I had a log file containing sequences of operations descriptions like this:
/*
DBLoadSchema
2013-06-21T15:01:46.222-04:00
. . .
and I needed to extract just the name (‘DBLoadSchema’) and date-time of each operation, plus their line number within the log file.
The ‘standard’ way would be to use a loop processing all the lines one by one, using some variables to keep track of the current state: ‘found /*’, ‘found operation name XXX’ etc. – a state machine.
The scripting language I use now is mostly F# – but using mutable variables to keep track of the state like that feels ‘wrong’ in a functional language like F# – a solution without mutable variables would be preferable.

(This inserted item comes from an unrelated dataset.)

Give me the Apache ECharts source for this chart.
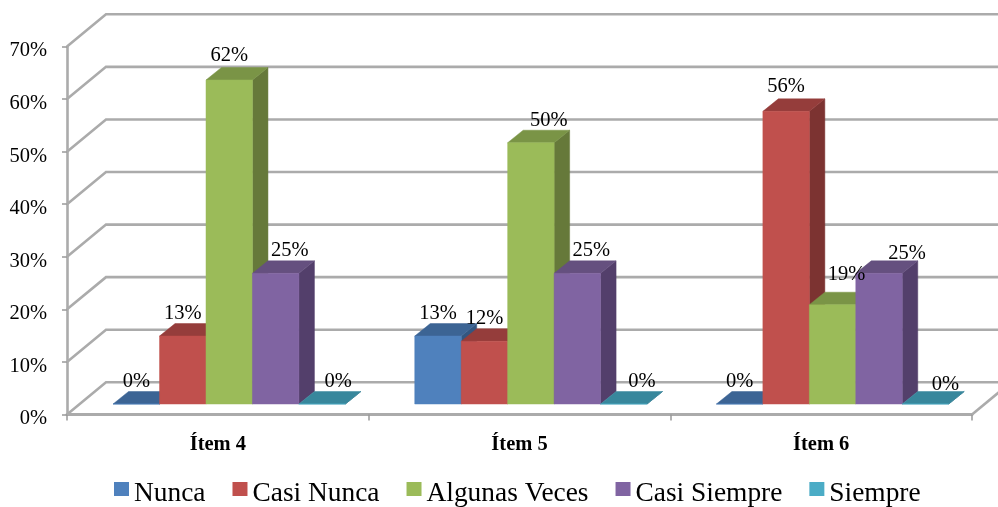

Half-remembering something I read in a blog (or maybe was a book?) I came up with using separate functions – each representing a state of the state machine – that simply call each other to transition between states:
let rec processStart (log: StreamReader) lineNumber =
if log.EndOfStream then
Seq.empty
else
let line = log.ReadLine()
let lineNumber = lineNumber + 1
if line="/*" then
processStartComment log lineNumber
else
processStart log lineNumber
and processStartComment (log: StreamReader) lineNumber =
if log.EndOfStream then
Seq.empty
else
let line = log.ReadLine()
let lineNumber = lineNumber + 1
processProc (line.Trim()) log lineNumber
and processProc procName (log: StreamReader) lineNumber =
if log.EndOfStream then
Seq.empty
else
let line = log.ReadLine()
let lineNumber = lineNumber + 1
let dateTimeString = line.Trim()
let (ok, dateTime) = DateTime.TryParse(dateTimeString)
seq {
if ok then
yield (lineNumber, procName, dateTime)
yield! processStart log lineNumber
}
The source stream and the current line number are passed as a parameter to each function, and the state variables are parameters as well – in this case just the name of the operation, that is passed from ‘processStartComment’ to ‘processProc’. The functions return the result as a sequence of triplets line number, operation name, operation date-time. To process a log file simply open it and call ‘processStart’:
let filterLog (path: string) =
use log = new StreamReader(path)
processStart log 1
All in all this ‘functional’ way requires a little bit to get used to – coming from a procedural background – but looks much simpler to use, especially if the state machine gets more complex. The use of sequences is nice as well: once you have a sequence of the parsed values it is easy to create pipelines to do further processing.